By Joseph Spector
Albany Bureau Chief
ALBANY - A national trucking organization Thursday filed a lawsuit against the state Thruway system, claiming that toll revenue is being illegally diverted to fund the state's canals.
The lawsuit by the American Trucking Associations said that New York diverts millions of dollars each year in toll revenue to fund the vast canal system, which is also owned by the Thruway Authority.
"During these times of underfunding highway infrastructure, we cannot afford to have tolling authorities take the money users pay for maintenance and upkeep of the roadways and use it for recreational or other unrelated purposes," ATA president and CEO Bill Graves said in a statement.
The Thruway Authority has owned the aging, 524-mile canal system since 1992 and spends an average of $80 million to $90 million each year to operate it. The state Legislature and Gov. Mario Cuomo agreed to move the canal system off the state's books and onto the Thruway's.

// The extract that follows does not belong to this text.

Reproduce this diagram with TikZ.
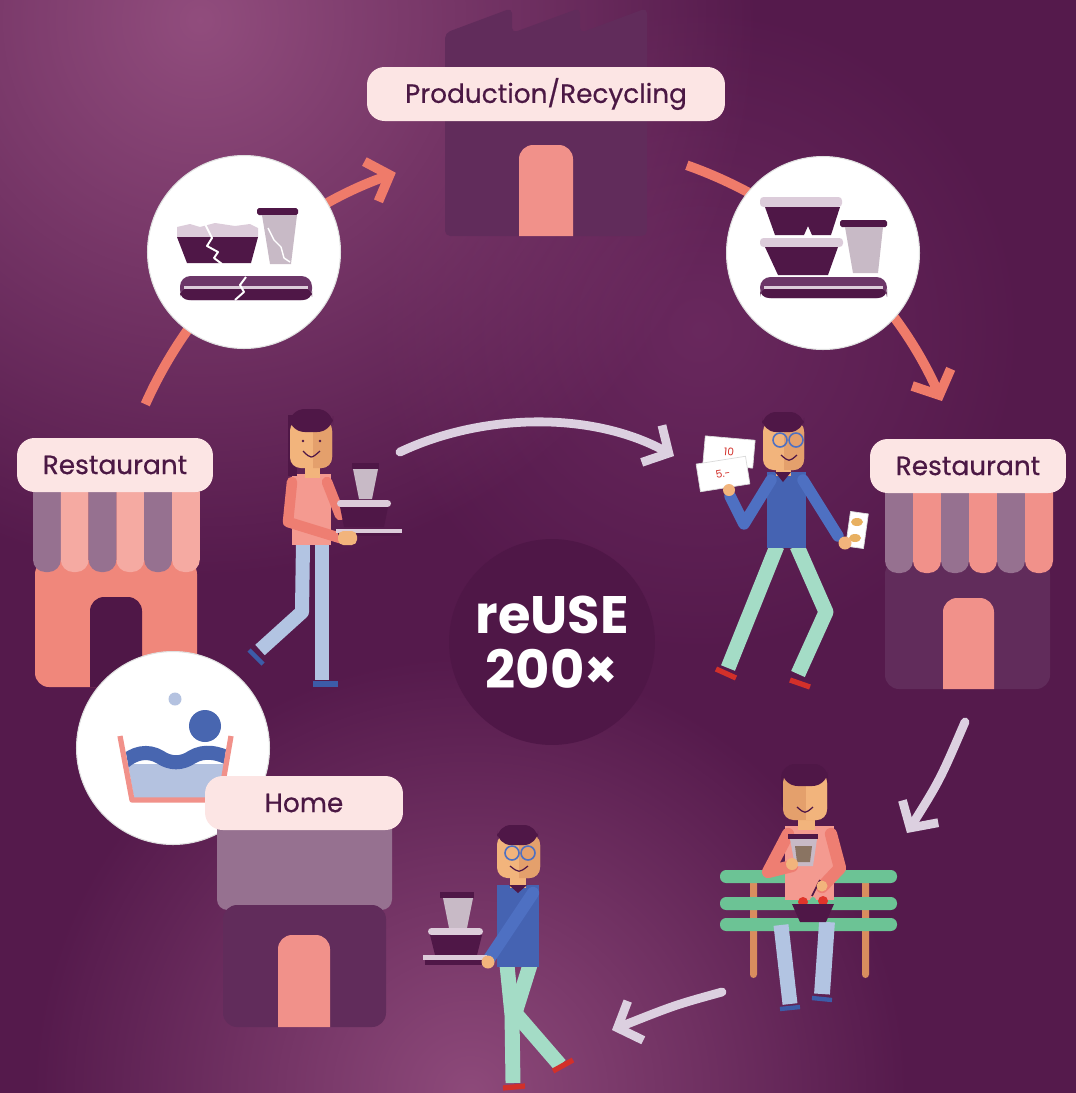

Lawmakers have talked about spinning off the canal system from the Thruway, saying it is a burden on tollpayers who use the Thruway.
Business groups last year beat back a proposed 45 percent toll increase on large trucks, which was estimated to bring in about $85 million annually -- about the same as it costs to run the canals.
The lawsuit claims that the Thruway's toll rates violate the Commerce Clause because they "are not based on a fair approximation of commercial truckers' use of the Thruway."
The lawsuit adds that the tolls "are excessive in relation to the benefits conferred on commercial truckers for paying those tolls."
The state Thruway declined comment, saying they had not been served.
Once the crown jewel of commerce, the 363-mile Erie Canal built in 1817 and its various arteries have had an ongoing decline in traffic. In 2010, 99,343 vessels crossed a lock or liftbridge, down from 123,358 in 2007.
The state Comptroller's Office said last year estimated that the canal system, which now mainly used for recreational purposes, will need $436 million in operating and repair funding through 2016.
The lawsuit comes as the Thruway is dealing with its own financial uncertainty. Two credit agencies recently downgraded the Thruway, raising concerns about how it will pay for a new Tappan Zee Bridge in the Hudson Valley. The bridge is expected to cost $3.9 billion and open in 2018.